Keira Soleore

Reviewer

I’m an amateur student of medieval manuscripts, an editor and proofreader, a choral singer, a lapsed engineer, and passionate about sunshine and beaches. In addition to reviewing books for All About Romance, I write for USA TODAY Happy Ever After and my blog Cogitations & Meditations. Keira Soleore is a pseudonym.

Currently Reading

From Twinkle, with Love by Sandhya Menon
Making Up by Lucy Parker
The Prince by Katharine Ashe
Secrets of a Wallflower by Amanda McCabe
A Touch of Flame by Jo Goodman
A Lady Becomes a Governess by Diane Gaston
Bed of Flowers by Erin Satie
What We Were Promised by Lucy Tan
The Highlander's Promise by Lynsay Sands

Favorite Romance

These days, I greatly enjoy traditional Regencies, which means I'm constantly haunting used bookstores, the public library, and Amazon looking for old Signets and Fawcetts, among other publishers of the 1980s and 1990s. Wish these trad Regencies would make a comeback in a big way.

In addition to those, my personal library shelves have heaps of books by these authors:

Mary Balogh
Jo Beverley
Joanna Bourne
Connie Brockway
Meredith Duran
Jo Goodman
Georgette Heyer
Eloisa James
Laura Kinsale
Lisa Kleypas
Michelle Martin
Julia Quinn
Jodi Thomas
Joan Wolf
Joan Smith

Favorite Non-Romance

My 2017 favorite non-romance is We Are the Change We Seek: The Speeches of Barack Obama

My 2016 favorites were When Breathe Becomes Air by Paul Kalanithi and Good Time Coming by C.S. Harris.

My 2015 favorites were Between the World and Me by Ta-Nehisi Coates and I am Malala by Malala Yousafzai.

My 2014 favorites were The Year of Magical Thinking by Joan Didion and The Prophet by Kahlil Gibran.

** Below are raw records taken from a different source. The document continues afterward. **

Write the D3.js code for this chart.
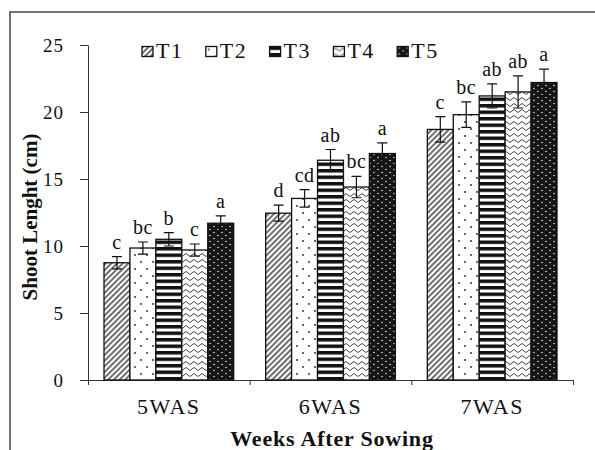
<!DOCTYPE html>
<html>
<head>
<meta charset="UTF-8">
<title>Shoot length</title>
<style>
  body { margin: 0; background: #fff; }
  text { font-family: "Liberation Serif", "Times New Roman", serif; fill: #111; }
  .axis path, .axis line { stroke: #333; stroke-width: 1; }
  .axis text { font-size: 19px; letter-spacing: 1px; font-family: "Liberation Serif", serif; fill: #111; }
</style>
<script src="https://d3js.org/d3.v7.min.js"></script>
</head>
<body>
<svg width="595" height="450"></svg>
<script>
var categories = ["5WAS", "6WAS", "7WAS"];
var series = ["T1", "T2", "T3", "T4", "T5"];
var means = {
  T1: [8.75, 12.45, 18.7],
  T2: [9.85, 13.55, 19.8],
  T3: [10.5, 16.4, 21.2],
  T4: [9.7, 14.4, 21.5],
  T5: [11.7, 16.9, 22.2]
};
var errors = {
  T1: [0.45, 0.6, 0.95],
  T2: [0.45, 0.65, 0.95],
  T3: [0.5, 0.8, 0.9],
  T4: [0.45, 0.8, 1.2],
  T5: [0.55, 0.8, 1.0]
};
var letters = {
  T1: ["c", "d", "c"],
  T2: ["bc", "cd", "bc"],
  T3: ["b", "ab", "ab"],
  T4: ["c", "bc", "ab"],
  T5: ["a", "a", "a"]
};
var yTicks = [0, 5, 10, 15, 20, 25];

var svg = d3.select("svg");
var plotLeft = 88, plotRight = 573, plotTop = 45, plotBottom = 380;

var x0 = d3.scaleBand().domain(categories).range([plotLeft, plotRight]);
var x1 = d3.scaleBand().domain(series).range([16, x0.bandwidth() - 16]);
var xEdge = d3.scaleLinear().domain([0, categories.length]).range([plotLeft, plotRight]);
var y = d3.scaleLinear().domain([0, 25]).range([plotBottom, plotTop]);

// patterns
var defs = svg.append("defs");
var p1 = defs.append("pattern").attr("id", "pT1").attr("patternUnits", "userSpaceOnUse")
  .attr("width", 4).attr("height", 4).attr("patternTransform", "rotate(45)");
p1.append("rect").attr("width", 4).attr("height", 4).attr("fill", "#fff");
p1.append("line").attr("x1", 1).attr("y1", 0).attr("x2", 1).attr("y2", 4)
  .attr("stroke", "#222").attr("stroke-width", 1.3);

var p2 = defs.append("pattern").attr("id", "pT2").attr("patternUnits", "userSpaceOnUse")
  .attr("width", 12).attr("height", 14);
p2.append("rect").attr("width", 12).attr("height", 14).attr("fill", "#fff");
p2.append("circle").attr("cx", 3).attr("cy", 3).attr("r", 0.9).attr("fill", "#222");
p2.append("circle").attr("cx", 9).attr("cy", 10).attr("r", 0.9).attr("fill", "#222");

var p3 = defs.append("pattern").attr("id", "pT3").attr("patternUnits", "userSpaceOnUse")
  .attr("width", 6).attr("height", 6.5);
p3.append("rect").attr("width", 6).attr("height", 6.5).attr("fill", "#fff");
p3.append("rect").attr("width", 6).attr("height", 3.5).attr("fill", "#111");

var p4 = defs.append("pattern").attr("id", "pT4").attr("patternUnits", "userSpaceOnUse")
  .attr("width", 8).attr("height", 6);
p4.append("rect").attr("width", 8).attr("height", 6).attr("fill", "#fff");
p4.append("path").attr("d", "M0,3 Q2,0 4,3 T8,3").attr("fill", "none")
  .attr("stroke", "#444").attr("stroke-width", 1);

var p5 = defs.append("pattern").attr("id", "pT5").attr("patternUnits", "userSpaceOnUse")
  .attr("width", 8).attr("height", 6);
p5.append("rect").attr("width", 8).attr("height", 6).attr("fill", "#151515");
p5.append("circle").attr("cx", 2).attr("cy", 1.5).attr("r", 0.8).attr("fill", "#ddd");
p5.append("circle").attr("cx", 6).attr("cy", 4.5).attr("r", 0.8).attr("fill", "#ddd");

// frame of the scanned page
svg.append("path").attr("d", "M10,450 V12 H595")
  .attr("fill", "none").attr("stroke", "#444").attr("stroke-width", 1.5);

// y axis
svg.append("g").attr("class", "axis")
  .attr("transform", "translate(" + plotLeft + ",0)")
  .call(d3.axisLeft(y).tickValues(yTicks).tickSize(8).tickSizeOuter(0).tickPadding(16));

// x axis: boundary ticks
svg.append("g").attr("class", "axis")
  .attr("transform", "translate(0," + plotBottom + ")")
  .call(d3.axisBottom(xEdge).tickValues(d3.range(categories.length + 1)).tickFormat("").tickSize(5).tickSizeOuter(0));

// category labels
svg.append("g").selectAll("text").data(categories).join("text")
  .attr("x", function(d) { return x0(d) + x0.bandwidth() / 2; })
  .attr("y", 414)
  .attr("text-anchor", "middle")
  .style("font-size", "22px").style("letter-spacing", "1.5px")
  .text(function(d) { return d; });

function rows(s) {
  return categories.map(function(c, i) {
    return {s: s, c: c, v: means[s][i], e: errors[s][i], l: letters[s][i]};
  });
}

// bars
var groups = svg.append("g").selectAll("g").data(series).join("g");
groups.selectAll("rect")
  .data(rows)
  .join("rect")
  .attr("x", function(d) { return x0(d.c) + x1(d.s); })
  .attr("y", function(d) { return y(d.v); })
  .attr("width", x1.bandwidth())
  .attr("height", function(d) { return y(0) - y(d.v); })
  .attr("fill", function(d) { return "url(#p" + d.s + ")"; })
  .attr("stroke", "#111").attr("stroke-width", 1.3);

// error bars and letters
var eb = groups.selectAll("g.err")
  .data(rows)
  .join("g").attr("class", "err")
  .attr("transform", function(d) { return "translate(" + (x0(d.c) + x1(d.s) + x1.bandwidth() / 2) + ",0)"; });
eb.append("path")
  .attr("d", function(d) {
    var a = y(d.v + d.e), b = y(d.v - d.e);
    return "M0," + a + "V" + b + "M-5," + a + "H5M-5," + b + "H5";
  })
  .attr("stroke", "#111").attr("stroke-width", 1.2).attr("fill", "none");
eb.append("text")
  .attr("y", function(d) { return y(d.v + d.e) - 8; })
  .attr("text-anchor", "middle")
  .style("font-size", "20px").style("letter-spacing", "0.5px")
  .text(function(d) { return d.l; });

// legend
var legend = svg.append("g").selectAll("g").data(series).join("g")
  .attr("transform", function(d, i) { return "translate(" + (142 + i * 63.8) + ",46.5)"; });
legend.append("rect").attr("width", 11).attr("height", 10)
  .attr("fill", function(d) { return "url(#p" + d + ")"; })
  .attr("stroke", "#111").attr("stroke-width", 1.3);
legend.append("text").attr("x", 14).attr("y", 11)
  .style("font-size", "22px").style("letter-spacing", "1.5px")
  .text(function(d) { return d; });

// axis titles
svg.append("text")
  .attr("transform", "rotate(-90)")
  .attr("x", -217).attr("y", 37)
  .attr("text-anchor", "middle")
  .style("font-size", "21px").style("font-weight", "bold")
  .text("Shoot Lenght (cm)");
svg.append("text")
  .attr("x", 332).attr("y", 446)
  .attr("text-anchor", "middle")
  .style("font-size", "22px").style("font-weight", "bold").style("letter-spacing", "0.8px")
  .text("Weeks After Sowing");
</script>
</body>
</html>
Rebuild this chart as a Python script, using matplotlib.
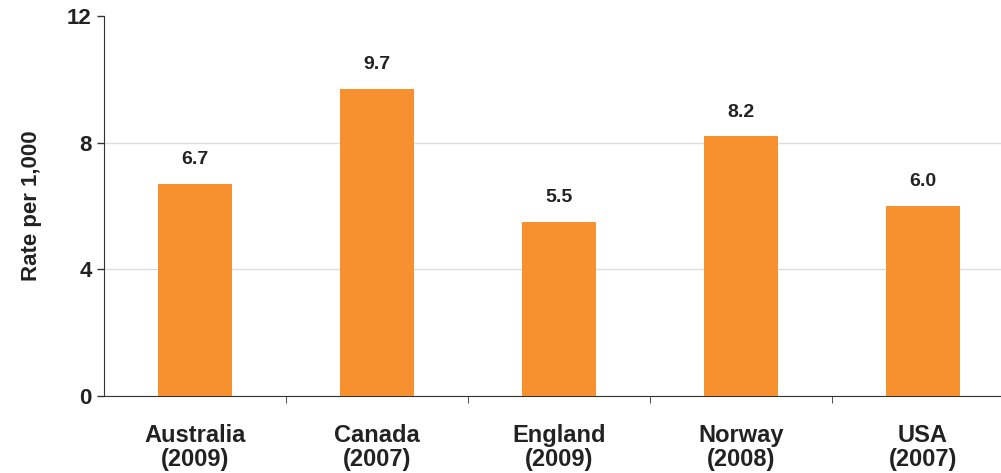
import numpy as np
import matplotlib
matplotlib.use("Agg")
import matplotlib.pyplot as plt

plt.rcParams['font.family'] = ['Liberation Sans', 'DejaVu Sans']

countries = ["Australia", "Canada", "England", "Norway", "USA"]
years = ["2009", "2007", "2009", "2008", "2007"]
rates = [6.7, 9.7, 5.5, 8.2, 6.0]

fig = plt.figure(figsize=(10.01, 4.73), dpi=100)
ax = fig.add_axes([0.104, 0.163, 0.909, 0.803])

x = np.arange(len(countries))
ax.bar(x, rates, width=0.41, color="#F7902F", zorder=3)

for xi, r in zip(x, rates):
    ax.text(xi, r + 0.5, f"{r:.1f}", ha="center", va="bottom",
            fontsize=14, fontweight="bold", color="#222222")

ax.set_xlim(-0.5, 4.5)
ax.set_ylim(0, 12)
ax.set_yticks([0, 4, 8, 12])
ax.tick_params(axis="y", labelsize=16, length=5, width=1, colors="#333333",
               labelcolor="#222222", pad=4)
for lbl in ax.get_yticklabels():
    lbl.set_fontweight("bold")

ax.set_xticks(x)
ax.set_xticklabels([f"{c}\n({y})" for c, y in zip(countries, years)],
                   fontsize=17, fontweight="bold", color="#222222",
                   linespacing=1.05)
ax.tick_params(axis="x", length=0, pad=20)
ax.set_xticks(np.arange(0.5, 4.5, 1), minor=True)
ax.tick_params(axis="x", which="minor", length=5, color="#333333")

ax.grid(axis="y", color="#dddddd", linewidth=1, zorder=0)
ax.get_ygridlines()[-1].set_visible(False)
for side in ["top", "right"]:
    ax.spines[side].set_visible(False)
ax.spines["left"].set_color("#333333")
ax.spines["bottom"].set_color("#333333")

ax.set_ylabel("Rate per 1,000", fontsize=16, fontweight="bold", color="#222222",
              labelpad=18)

fig.savefig("out.png", dpi=100)
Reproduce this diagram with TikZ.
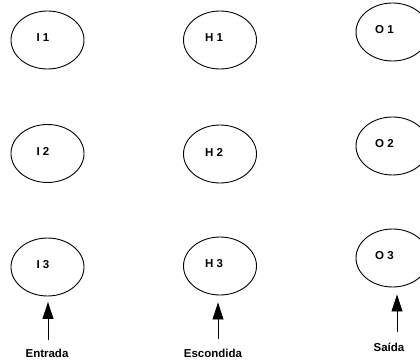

Books by these authors number among my most memorable treasures:

Jane Austen (gen fic)
Enid Blyton (children's)
Alexandre Dumas (gen fic)
C.S. Harris (mys)
Kazuo Ishiguro (gen fic)
Pico Iyer (non fic)
P.D. James (mys)
Dalai Lama (non fic)
Richard Lederer (non fic)
Elizabeth Peters (mys)

What I Love in a Romance

I enjoy the Marriage of Convenience trope the most, because I'm interested in how two people negotiate a marriage, given their myriad backgrounds, experiences, hopes, disappointments, and dreams. It's not "why" two people get together, so much as "how" two people stay together in a relationship that has mutual affection, respect, consideration, dedication, and support.

I also enjoy the Friends to Lovers trope, and again, my interest here devolves to interest in how they negotiate a marriage given their mutual history.

I like to see characters behave with maturity, dignity, integrity, and empathy. And I like seeing their love gradually unfold on the page.

I enjoy reading about characters who do "work," who have passions and interests that they assiduously pursue in the story, and who have lives beyond simply malingering at the other's feet. Work makes people interesting.

What I Hate in a Romance

I'm usually open to many things, because in the hands of a talented author anything can work. But these are the things that are usually a turn-off for me:

Silly misunderstandings that could easily be cleared up by the characters sitting down to a heart-to-heart.

One character queening it over the other with snarkiness to make the other look foolish.

Plots that are filler to simply throw characters together for sexytimes.

Immature characters.

Fake emotional dialogue that serves as a plot device.

Historical inaccuracies, anachronisms, and Americanisms. 

Insta-love/lust.

A Bit More About Me

I came to romance in my teens via Georgette Heyer. I still have that copy of These Old Shades. It's tattered and yellowed and much-loved. And my love of historical romance was cemented.

Over the years, my interest in romance has waxed and waned, but there has never been a year when I didn't read any romance. These days, I do read some contemporaries, but historicals and I have an enduring HEA.

In addition to romance, I also read mysteries, particularly British police procedurals, general fiction, general nonfiction, memoirs, poetry, and children's fiction, particularly picture books.